La rime et l’orthographe. — N’étant faite que pour l’oreille, la rime n’a pas à tenir compte de l’orthographe, et des rimes comme les suivantes sont irréprochables :

Cet homme en mon esprit restait comme un prodige,
Et, parlant à mon père : Ô mon père, lui dis-je

(Hugo, Feuilles d’automne)

Pourquoi Manon Lescaut, dès la première scène,
Est-elle si vivante et si vraiment humaine ?

(Musset, Namouna)

Mais toute rime dont la voyelle tonique n’a pas les deux fois le même timbre est blâmable et même, à proprement parler, fausse puisqu’elle n’est pas même une assonance :

Terre de la patrie, ô sol trois fois sac,
Parlez tous ! Soyez tous témoins que je dis vrai.
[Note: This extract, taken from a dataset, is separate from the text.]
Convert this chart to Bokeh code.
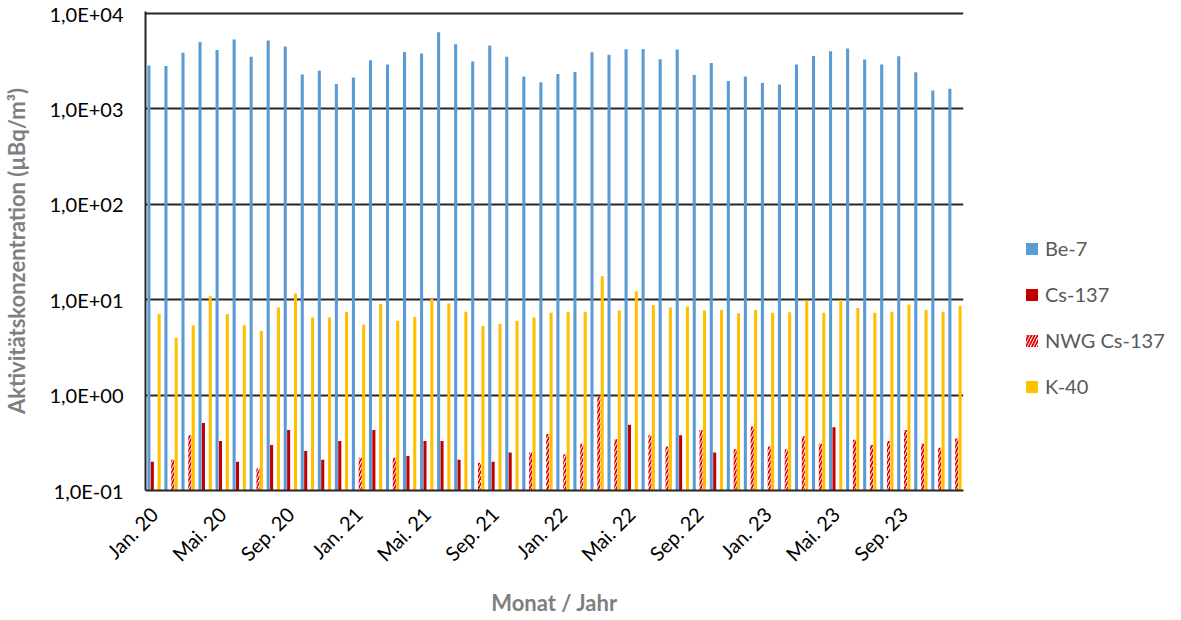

(Leconte de Lisle, Les Érinnyes)

Lorsqu’il eut bien fait voir l’héritier de ses trônes
Aux vieilles nations comme aux vieilles couronnes.

(Hugo, Napoléon III)

La rime est mauvaise aussi quand elle est constituée par deux mots terminés par une consonne qui se prononce dans l’un et pas dans l’autre :

Le reste existait-il ? — Le grand père mourut.
Quand Sem dit à Rachel, quand Booz dit à Ruth.